Trace Iron-Decorated Nitrogen/Sulfur Co-Doped Hierarchically Porous Carbon for Oxygen Reduction and Lithium-Sulfur Batteries

The development of non-precious metal-based electrocatalysts for oxygen reduction is essential for the practical applications of oxygen-involved electrochemical energy conversion and storage devices. In this work, we report the synthesis of trace iron-decorated nitrogen/sulfur co-doped hierarchically porous carbon through pyrolysis of a polymer network with impregnated silica nanoparticles, zinc acetate, and ferric nitrate, followed by the removal of templates and isolated iron particles. Both micropores and mesopores exist in the thus-synthesized materials with a specific surface area of 1055 m(2) g(-1). The synthesized electrocatalyst exhibits a promising electrocatalytic activity toward oxygen reduction reactions under both alkaline and acidic conditions as evidenced by half-wave potentials and limiting current density.

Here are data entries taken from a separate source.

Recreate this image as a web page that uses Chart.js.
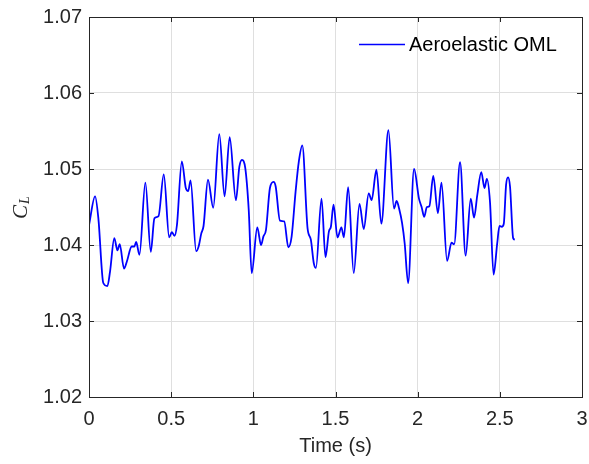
<!DOCTYPE html>
<html>
<head>
<meta charset="utf-8">
<script src="https://cdn.jsdelivr.net/npm/chart.js@4"></script>
<style>
  body{margin:0;background:#fff;}
  #wrap{width:589px;height:464px;}
</style>
</head>
<body>
<div id="wrap"><canvas id="clChart" width="589" height="464"></canvas></div>
<script>
// lift coefficient time history
const timeS = [
  0, 0.037, 0.057, 0.087, 0.112, 0.128, 0.154, 0.173, 0.187, 0.213,
  0.23, 0.26, 0.276, 0.287, 0.307, 0.343, 0.376, 0.398, 0.423, 0.455,
  0.488, 0.504, 0.52, 0.535, 0.565, 0.589, 0.604, 0.618, 0.652, 0.667,
  0.683, 0.697, 0.724, 0.756, 0.793, 0.825, 0.856, 0.894, 0.915, 0.931,
  0.951, 0.972, 0.99, 1.024, 1.047, 1.061, 1.077, 1.101, 1.123, 1.136,
  1.162, 1.188, 1.213, 1.233, 1.257, 1.277, 1.298, 1.33, 1.35, 1.368,
  1.381, 1.415, 1.439, 1.46, 1.472, 1.488, 1.512, 1.536, 1.551, 1.577,
  1.611, 1.646, 1.672, 1.702, 1.72, 1.749, 1.779, 1.822, 1.856, 1.872,
  1.887, 1.905, 1.921, 1.942, 1.978, 2.008, 2.024, 2.04, 2.056, 2.071,
  2.095, 2.123, 2.145, 2.179, 2.206, 2.222, 2.258, 2.292, 2.323, 2.343,
  2.363, 2.387, 2.407, 2.421, 2.44, 2.462, 2.484, 2.498, 2.512, 2.524,
  2.538, 2.55, 2.562, 2.581, 2.591
];
const liftCoef = [
  1.0426, 1.0464, 1.0435, 1.035, 1.0346, 1.0365, 1.0409, 1.0393, 1.0401, 1.0369,
  1.0378, 1.0398, 1.0398, 1.0404, 1.0387, 1.0482, 1.0391, 1.0435, 1.0438, 1.0493,
  1.041, 1.0417, 1.0412, 1.0426, 1.051, 1.0475, 1.0471, 1.0485, 1.0392, 1.0398,
  1.0415, 1.0425, 1.0486, 1.0449, 1.0546, 1.0464, 1.0542, 1.0459, 1.0503, 1.0512,
  1.0501, 1.0446, 1.0363, 1.0423, 1.040, 1.0411, 1.042, 1.0475, 1.0483, 1.0477,
  1.0432, 1.0431, 1.0397, 1.0411, 1.047, 1.051, 1.0531, 1.0422, 1.0407, 1.0376,
  1.037, 1.0461, 1.0384, 1.0418, 1.0424, 1.0453, 1.041, 1.0423, 1.041, 1.0476,
  1.0363, 1.0454, 1.0421, 1.0468, 1.0459, 1.0499, 1.0428, 1.0551, 1.0448, 1.0458,
  1.0448, 1.0429, 1.0402, 1.035, 1.05, 1.0461, 1.045, 1.0437, 1.045, 1.0451,
  1.0491, 1.0442, 1.0482, 1.0379, 1.0403, 1.0401, 1.0509, 1.0386, 1.0461, 1.0436,
  1.0466, 1.0496, 1.0475, 1.0487, 1.0457, 1.0361, 1.0402, 1.0425, 1.0424, 1.0428,
  1.0479, 1.0489, 1.0477, 1.0409, 1.0407
];
const xTicks = [0, 0.5, 1, 1.5, 2, 2.5, 3];
const yTicks = [1.02, 1.03, 1.04, 1.05, 1.06, 1.07];
const seriesName = "Aeroelastic OML";

const axisColor = "#262626";
const tickFont = {family:"'Liberation Sans', Arial, sans-serif", size:20};

// box around the axes + inward tick marks, axis label and legend
const frame = {
  id:"frame",
  afterDraw(chart){
    const {ctx, chartArea:a, scales:{x, y}} = chart;
    ctx.save();
    ctx.strokeStyle = axisColor;
    ctx.lineWidth = 1;
    ctx.beginPath();
    xTicks.forEach(v=>{
      const px = Math.round(x.getPixelForValue(v)) + 0.5;
      ctx.moveTo(px, a.bottom); ctx.lineTo(px, a.bottom - 5);
      ctx.moveTo(px, a.top); ctx.lineTo(px, a.top + 5);
    });
    yTicks.forEach(v=>{
      const py = Math.round(y.getPixelForValue(v)) + 0.5;
      ctx.moveTo(a.left, py); ctx.lineTo(a.left + 5, py);
      ctx.moveTo(a.right, py); ctx.lineTo(a.right - 5, py);
    });
    ctx.stroke();
    ctx.strokeRect(Math.round(a.left) + 0.5, Math.round(a.top) + 0.5,
                   Math.round(a.right - a.left), Math.round(a.bottom - a.top));

    // C_L label, rotated
    ctx.translate(27, 219);
    ctx.rotate(-Math.PI / 2);
    ctx.fillStyle = axisColor;
    ctx.textBaseline = "alphabetic";
    ctx.font = "italic 21px 'Liberation Serif', 'Times New Roman', serif";
    ctx.fillText("C", 0, 0);
    const cw = ctx.measureText("C").width;
    ctx.font = "italic 14px 'Liberation Serif', 'Times New Roman', serif";
    ctx.fillText("L", cw + 1, 2);
    ctx.restore();

    // legend
    ctx.save();
    const ds = chart.data.datasets[0];
    ctx.strokeStyle = ds.borderColor;
    ctx.lineWidth = 1.5;
    ctx.beginPath();
    ctx.moveTo(359, 44.5); ctx.lineTo(405, 44.5);
    ctx.stroke();
    ctx.fillStyle = "#000";
    ctx.font = "20px 'Liberation Sans', Arial, sans-serif";
    ctx.textBaseline = "middle";
    ctx.fillText(ds.label, 409, 45);
    ctx.restore();
  }
};

new Chart(document.getElementById("clChart"), {
  type:"line",
  data:{
    datasets:[{
      label:seriesName,
      data:timeS.map((t,i)=>({x:t, y:liftCoef[i]})),
      borderColor:"#0000ff",
      borderWidth:1.8,
      pointRadius:0,
      fill:false,
      cubicInterpolationMode:"monotone"
    }]
  },
  options:{
    responsive:false,
    animation:false,
    layout:{padding:{top:17, right:7, left:0, bottom:0}},
    plugins:{legend:{display:false}, tooltip:{enabled:false}},
    scales:{
      x:{
        type:"linear", min:0, max:3,
        afterBuildTicks:s=>{ s.ticks = xTicks.map(v=>({value:v})); },
        afterFit:s=>{ s.height = 67; s.paddingLeft = 0; s.paddingRight = 0; },
        grid:{color:"#dfdfdf", drawTicks:false},
        border:{display:false},
        ticks:{color:axisColor, font:tickFont, padding:10, maxRotation:0,
               callback:v=>String(v)},
        title:{display:true, text:"Time (s)", color:axisColor, font:tickFont,
               padding:{top:0, bottom:6}}
      },
      y:{
        type:"linear", min:1.02, max:1.07,
        afterBuildTicks:s=>{ s.ticks = yTicks.map(v=>({value:v})); },
        afterFit:s=>{ s.width = 89; s.paddingTop = 0; s.paddingBottom = 0; },
        grid:{color:"#dfdfdf", drawTicks:false},
        border:{display:false},
        ticks:{color:axisColor, font:tickFont, padding:7,
               callback:v=>v.toFixed(2)}
      }
    }
  },
  plugins:[frame]
});
</script>
</body>
</html>
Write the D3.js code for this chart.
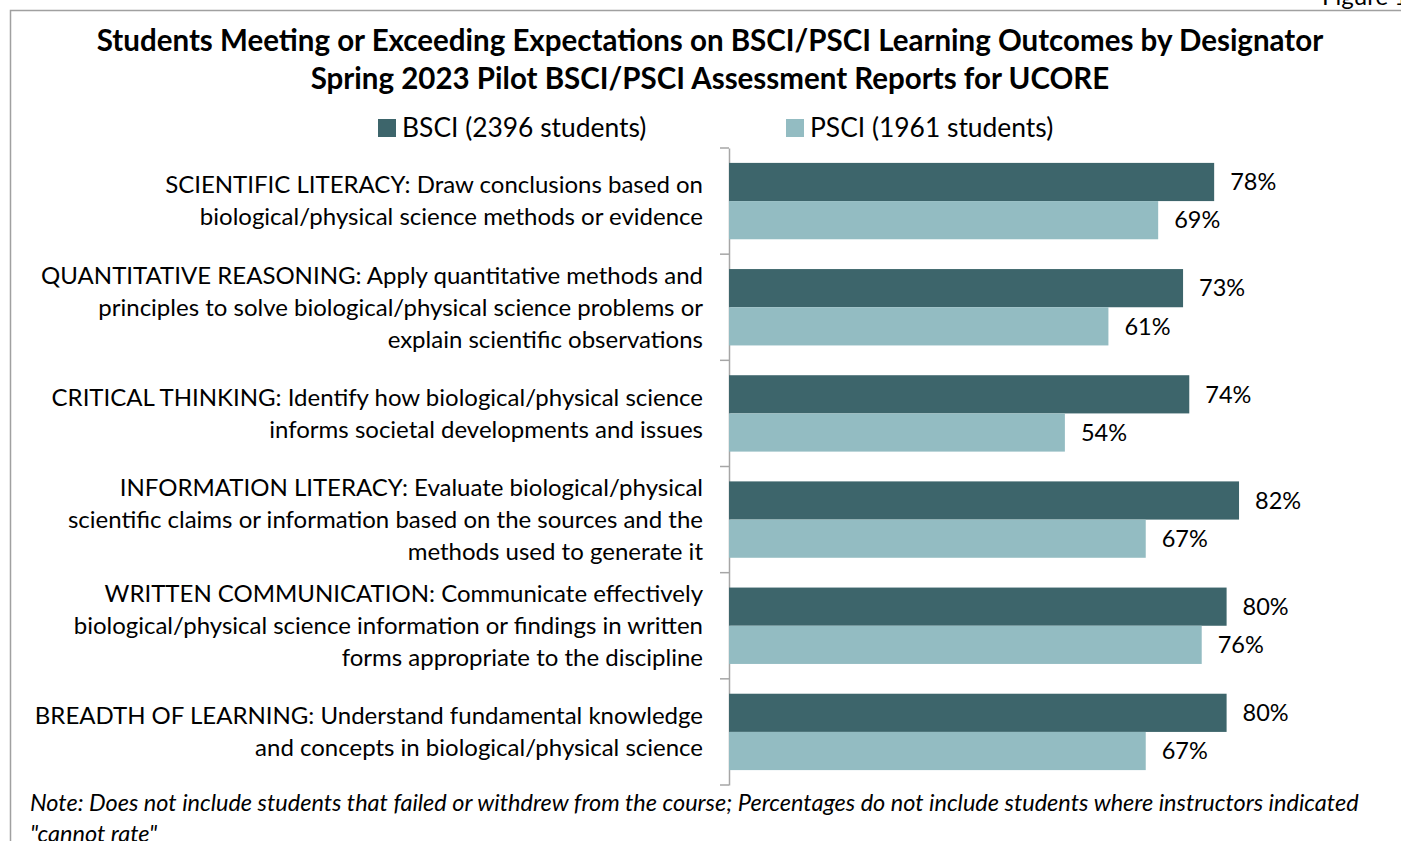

The half-wave potential of the synthesized material is about 44 mV higher and about 60 mV lower than that of Pt/C under alkaline and acidic conditions, respectively. Moreover, the synthesized material is more electrochemically stable than the commercial Pt/C under both alkaline and acidic conditions. In addition, the synthesized material displays a capacity of 1130 mA h g(-1) at 0.2 C as a sulfur host in a Li-S battery, and the capacity decay is 0.114% per cycle at 1.0 C over 400 cycles.